Голодовка отчаянных испанцев
Помимо немцев, в Боровичском лагере содержалось также около трехсот испанцев. Примерно восемьдесят из них были так называемыми «красными», а остальные сражались на стороне немцев. Мы часто сталкивались с «красными» испанцами в России. Основную массу среди них составляли люди, вывезенные еще детьми из Испании, которым большую часть их жизни довелось просидеть в советских лагерях, или же, если им очень повезло, днем они могли работать на заводах или на стройках, а по вечерам обязаны были возвращаться в лагерь.
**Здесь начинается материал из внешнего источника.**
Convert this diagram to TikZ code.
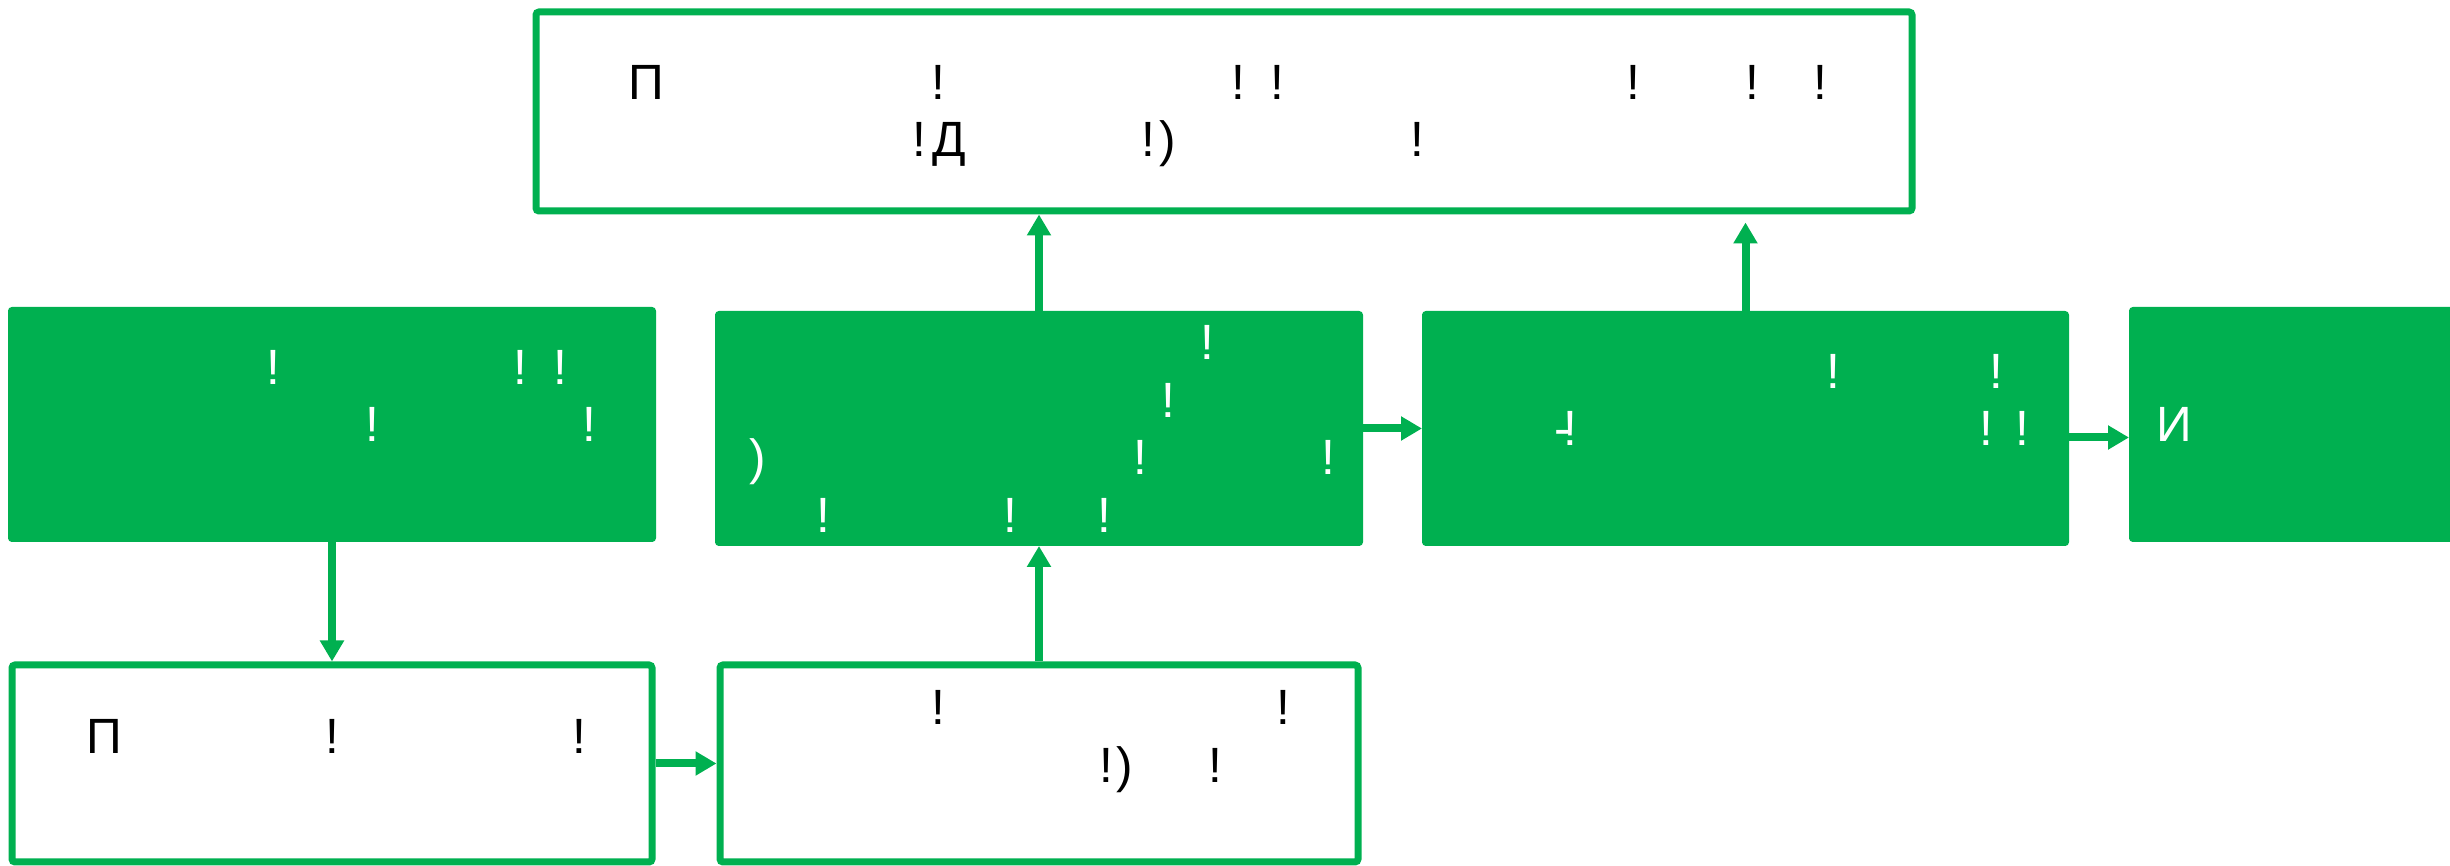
\documentclass[tikz,border=0pt]{standalone}
\usepackage{fontspec}
\setmainfont{Liberation Sans}
\usetikzlibrary{arrows.meta}
\definecolor{boxgreen}{HTML}{00B050}
\tikzset{
  greenbox/.style={draw=boxgreen, fill=boxgreen, line width=0.2mm, rounded corners=0.3mm},
  whitebox/.style={draw=boxgreen, fill=white, line width=0.7mm, rounded corners=0.3mm},
  flow/.style={draw=boxgreen, line width=0.8mm, -{Triangle[length=2.1mm, width=2.3mm]}},
  glyph/.style={anchor=base, inner sep=0pt, font=\fontsize{14.1}{17}\selectfont},
  wglyph/.style={glyph, text=white},
}
\begin{document}
\begin{tikzpicture}[x=0.1mm, y=-0.1mm]
            \useasboundingbox (0,0) rectangle (2450,866);
            \clip (0,0) rectangle (2450,866);
            \node [whitebox, minimum width=137.6mm, minimum height=19.9mm] (plan) at (1224,111.5) {};
            \node [greenbox, minimum width=64.6mm, minimum height=23.3mm] (g1) at (332,424.5) {};
            \node [greenbox, minimum width=64.6mm, minimum height=23.3mm] (g2) at (1039,428.5) {};
            \node [greenbox, minimum width=64.5mm, minimum height=23.3mm] (g3) at (1745.5,428.5) {};
            \node [greenbox, minimum width=64.6mm, minimum height=23.3mm] (g4) at (2453,424.5) {};
            \node [whitebox, minimum width=64mm, minimum height=19.7mm] (wl) at (332,763.5) {};
            \node [whitebox, minimum width=63.8mm, minimum height=19.7mm] (wm) at (1039,763.5) {};
            \draw [flow] (g1.south) -- (wl.north);
            \draw [flow] (wl.east) -- (wm.west);
            \draw [flow] (wm.north) -- (g2.south);
            \draw [flow] (g2.north) -- (g2.north |- plan.south);
            \draw [flow] (g2.east) -- (g3.west);
            \draw [flow, shorten >=0.8mm] (g3.north) -- (g3.north |- plan.south);
            \draw [flow] ([yshift=-0.9mm]g3.east) -- ([yshift=-0.9mm]g3.east -| g4.west);
            \node [glyph] (p1) at (646,100) {П};
            \node [glyph] (p2) at (938,100) {!};
            \node [glyph] (p3) at (1238,100) {!};
            \node [glyph] (p4) at (1277,100) {!};
            \node [glyph] (p5) at (1633,100) {!};
            \node [glyph] (p6) at (1752,100) {!};
            \node [glyph] (p7) at (1820,100) {!};
            \node [glyph] (p8) at (919,157) {!};
            \node [glyph] (p9) at (949.5,157) {Д};
            \node [glyph] (p10) at (1148,157) {!};
            \node [glyph] (p11) at (1168,157) {)};
            \node [glyph] (p12) at (1417,157) {!};
            \node [wglyph] (a1) at (273,385) {!};
            \node [wglyph] (a2) at (520,385) {!};
            \node [wglyph] (a3) at (560,385) {!};
            \node [wglyph] (a4) at (372,442) {!};
            \node [wglyph] (a5) at (589,442) {!};
            \node [wglyph] (b1) at (1207,360) {!};
            \node [wglyph] (b2) at (1168,418) {!};
            \node [wglyph] (b3) at (758,475) {)};
            \node [wglyph] (b4) at (1140,475) {!};
            \node [wglyph] (b5) at (1328,475) {!};
            \node [wglyph] (b6) at (823,533) {!};
            \node [wglyph] (b7) at (1010,533) {!};
            \node [wglyph] (b8) at (1104,533) {!};
            \node [wglyph] (c1) at (1833,389) {!};
            \node [wglyph] (c2) at (1996,389) {!};
            \node [wglyph] (c3) at (1563,446) {-};
            \node [wglyph] (c4) at (1570,446) {!};
            \node [wglyph] (c5) at (1986,446) {!};
            \node [wglyph] (c6) at (2022,446) {!};
            \node [wglyph] (d1) at (2174,442) {И};
            \node [glyph] (e1) at (104.5,754) {П};
            \node [glyph] (e2) at (332,754) {!};
            \node [glyph] (e3) at (579,754) {!};
            \node [glyph] (f1) at (938,725) {!};
            \node [glyph] (f2) at (1283,725) {!};
            \node [glyph] (f3) at (1106,783) {!};
            \node [glyph] (f4) at (1125,783) {)};
            \node [glyph] (f5) at (1215,783) {!};
\end{tikzpicture}
\end{document}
Все испанцы, содержавшиеся в Боровичском лагере, вне зависимости от того, считались ли они «белыми» или «красными», люто ненавидели советскую власть. Бывшие «красные» испытали все прелести коммунистической системы на своей собственной шкуре и, разочаровавшись в ней, не собирались сложить здесь свои кости. Ни «красные», ни «белые» не имели возможности наладить связь со своими семьями в Испании. Все, кто встречал испанцев в России, хорошо помнят, как эти отчаянные люди с южной оконечности Европы, испытывая на себе негостеприимное отношение русских, страдали от тоски по родине и как настойчиво они добивались права писать и получать письма.